“The agency has suggested to the government that the NIA Act, which governs its working, should be suitably amended for allowing its officials to launch undercover operations,” said a home ministry official.
NIA sources said that as of now Indian law doesn’t differentiate between an undercover operator becoming part of criminal conspiracy to unravel it and a real conspirator, therefore both can be charged with the same offence. In USA and UK, the law recognises a genuine undercover operation and provides legal protection to officers who infiltrate terrorist or criminal outfits for the purpose of gathering evidence.
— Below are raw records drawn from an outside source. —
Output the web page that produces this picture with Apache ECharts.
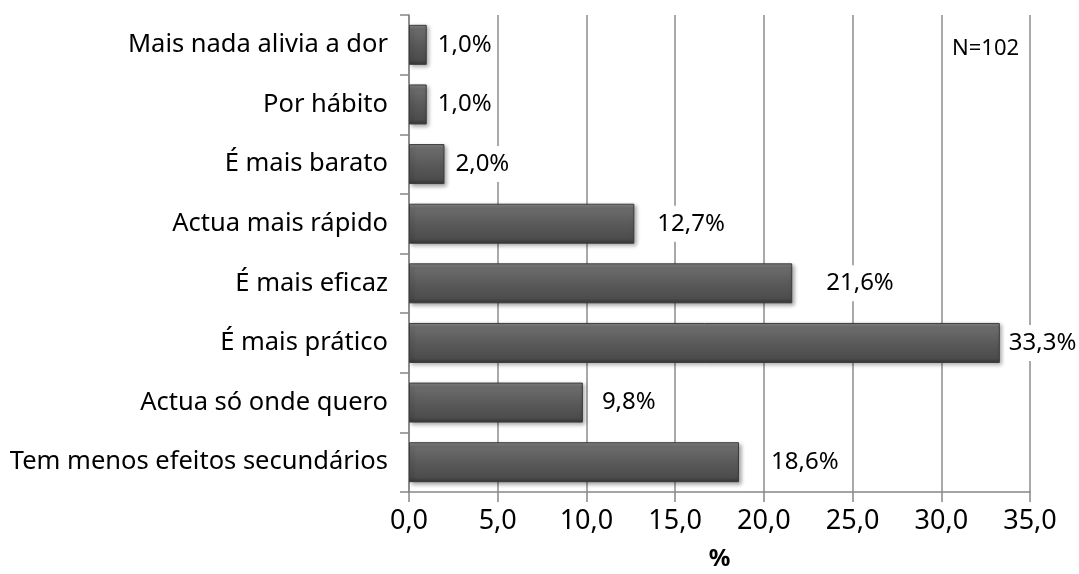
<!DOCTYPE html>
<html>
<head>
<meta charset="utf-8">
<script src="https://cdn.jsdelivr.net/npm/echarts@6/dist/echarts.min.js"></script>
<style>
  html, body { margin: 0; padding: 0; background: #fff; }
  #chart { width: 1079px; height: 574px; }
</style>
</head>
<body>
<div id="chart"></div>
<script>
// categories top to bottom
const categories = [
  'Mais nada alivia a dor',
  'Por hábito',
  'É mais barato',
  'Actua mais rápido',
  'É mais eficaz',
  'É mais prático',
  'Actua só onde quero',
  'Tem menos efeitos secundários'
]
const values = [1.0, 1.0, 2.0, 12.7, 21.6, 33.3, 9.8, 18.6]
const xTicks = [0, 5, 10, 15, 20, 25, 30, 35]
// gap between bar end and its label (the original labels were nudged by hand)
const labelGaps = [11, 11, 11, 23, 34, 9, 19, 32]

const fmt = v => v.toFixed(1).replace('.', ',')
const font = 'Noto Sans'

const chart = echarts.init(document.getElementById('chart'))

const barData = values.map((v, i) => ({
  value: v,
  label: { distance: labelGaps[i] - 4 }
}))

chart.setOption({
  animation: false,
  grid: { left: 409, right: 49, top: 15, bottom: 82, outerBoundsMode: 'none' },
  xAxis: {
    type: 'value',
    min: xTicks[0],
    max: xTicks[xTicks.length - 1],
    interval: 5,
    name: '%',
    nameLocation: 'middle',
    nameGap: 55,
    nameTextStyle: { fontFamily: font, fontSize: 24, fontWeight: 'bold', color: '#000' },
    axisLine: { show: true, lineStyle: { color: '#868686', width: 1.5 } },
    axisTick: { show: true, length: 10, lineStyle: { color: '#868686', width: 1.5 } },
    axisLabel: { fontFamily: font, fontSize: 27, color: '#000', margin: 16, formatter: v => fmt(v) },
    splitLine: { show: true, lineStyle: { color: '#8c8c8c', width: 1.5 } }
  },
  yAxis: {
    type: 'category',
    data: categories,
    inverse: true,
    axisLine: { show: true, lineStyle: { color: '#868686', width: 1.5 } },
    axisTick: { show: true, length: 9, lineStyle: { color: '#868686', width: 1.5 } },
    axisLabel: { fontFamily: font, fontSize: 25.5, color: '#000', margin: 21 }
  },
  series: [{
    type: 'bar',
    data: barData,
    barWidth: 40,
    itemStyle: {
      color: new echarts.graphic.LinearGradient(0, 0, 0, 1, [
        { offset: 0, color: '#858585' },
        { offset: 0.12, color: '#6c6c6c' },
        { offset: 0.5, color: '#5a5a5a' },
        { offset: 0.88, color: '#4c4c4c' },
        { offset: 1, color: '#363636' }
      ]),
      borderColor: '#3c3c3c',
      borderWidth: 1,
      shadowColor: 'rgba(0,0,0,0.35)',
      shadowBlur: 4,
      shadowOffsetX: 2,
      shadowOffsetY: 2
    },
    label: {
      show: true,
      position: 'right',
      fontFamily: font,
      fontSize: 24,
      color: '#000',
      backgroundColor: '#fff',
      padding: [6, 4],
      formatter: p => fmt(p.value) + '%'
    }
  }],
  graphic: [{
    type: 'text',
    left: 952,
    top: 38,
    style: { text: 'N=102', fontFamily: font, fontSize: 22, fill: '#000' }
  }]
})
</script>
</body>
</html>
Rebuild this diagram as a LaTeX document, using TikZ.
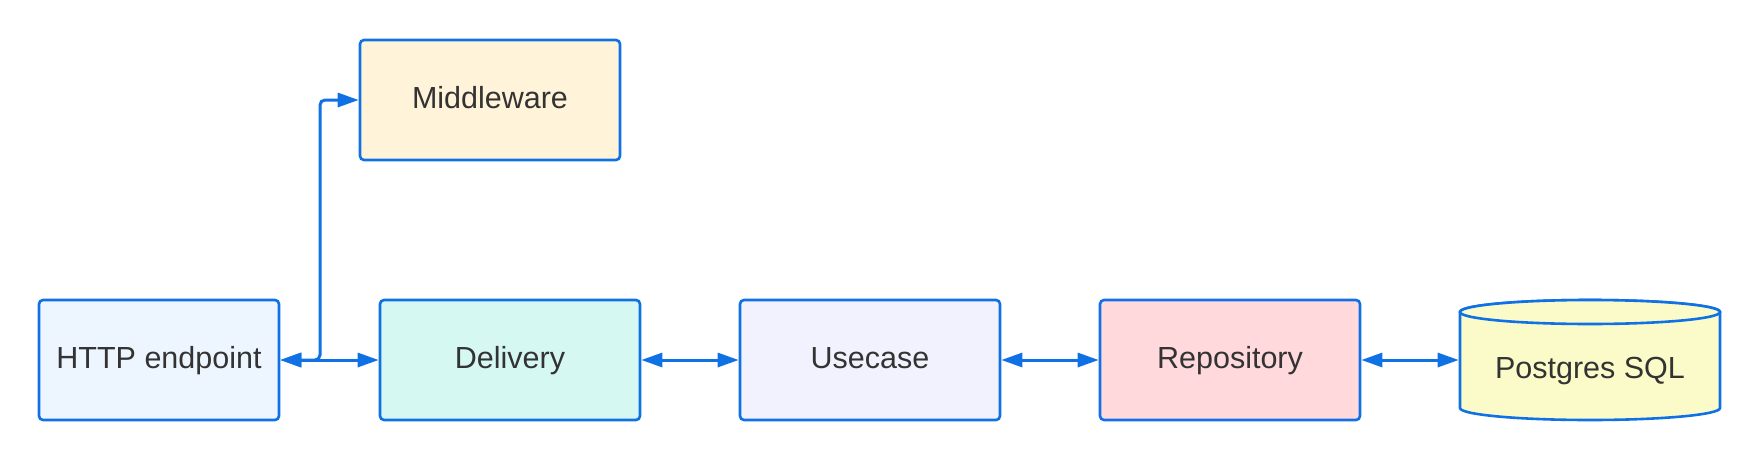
\documentclass[tikz,border=0pt]{standalone}
\usepackage{fontspec}
\setmainfont{Liberation Sans}
\usetikzlibrary{arrows.meta}
\definecolor{lucidblue}{HTML}{1071E5}
\definecolor{textgray}{HTML}{333333}
\definecolor{httpfill}{HTML}{EDF5FF}
\definecolor{middlefill}{HTML}{FFF3D9}
\definecolor{deliveryfill}{HTML}{D5F8F2}
\definecolor{usecasefill}{HTML}{F1F2FD}
\definecolor{repofill}{HTML}{FFD9DB}
\definecolor{dbfill}{HTML}{FAFBC9}

\begin{document}
\begin{tikzpicture}[x = 1pt, y = -1pt]
\tikzstyle{BoxStyle}=[shape = rectangle,
                       rounded corners = 4pt,
                       minimum width = 260pt,
                       minimum height = 120pt,
                       inner sep = 0pt,
                       text height = 22pt,
                       text depth = 6pt,
                       text = textgray,
                       font = \fontsize{30.5}{36}\selectfont,
                       line width = 2.6pt,
                       draw = lucidblue]
\tikzstyle{EdgeStyle}=[line width = 3pt,
                        draw = lucidblue,
                        >={Triangle[length = 21pt, width = 14pt]},
                        <->]
\useasboundingbox (0,0) rectangle (1760,460);
\node[BoxStyle, fill = httpfill, minimum width = 240pt] (http) at (159,360) {HTTP endpoint};
\node[BoxStyle, fill = middlefill] (mw) at (490,100) {Middleware};
\node[BoxStyle, fill = deliveryfill] (dl) at (510,360) {Delivery};
\node[BoxStyle, fill = usecasefill] (uc) at (870,360) {Usecase};
\node[BoxStyle, fill = repofill] (repo) at (1230,360) {Repository};
\draw[line width = 2.6pt, draw = lucidblue, fill = dbfill] (1460,312) -- (1460,408)
  arc[start angle = 180, end angle = 0, x radius = 130, y radius = 12] -- (1720,312)
  arc[start angle = 360, end angle = 180, x radius = 130, y radius = 12] -- cycle;
\draw[line width = 2.6pt, draw = lucidblue, fill = dbfill] (1590,312) ellipse [x radius = 130, y radius = 12];
\node[BoxStyle, draw = none, rounded corners = 0pt, text height = 36pt, text depth = 0pt] (pg) at (1590,360) {Postgres SQL};
\coordinate (split) at (320,360);
\draw[EdgeStyle] (http.east) -- (dl.west);
\draw[EdgeStyle, rounded corners = 5pt] (http.east) -- (split) |- (mw.west);
\draw[EdgeStyle] (dl.east) -- (uc.west);
\draw[EdgeStyle] (uc.east) -- (repo.west);
\draw[EdgeStyle] (repo.east) -- (pg.west);
\end{tikzpicture}
\end{document}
“In absence of legal protection for undercover operators, sometimes law enforcement agencies are tempted to fabricate evidence to prove its charges against terror suspects, which results in collapse of trial against them. If undercover operations are given legal sanctity it may help in better prosecution of terror suspects with strong evidence being brought against them in the court,” said an anti-terror investigator.
The NIA has proposed that undercover operations will be undertaken by specially-trained NIA officers above the rank of sub-inspector who will work under an officer of the rank of superintendent of police or above. A false identity will be created for the officer to enable him to infiltrate an ongoing terror conspiracy and then arrest the accused in order to counter threats to national security.
“The NIA has suggested to the government that if the experiment with the NIA turns out to be successful, then officers of other law enforcement agencies can also be brought under the legal cover for such operations but only for terror related cases,” said the official.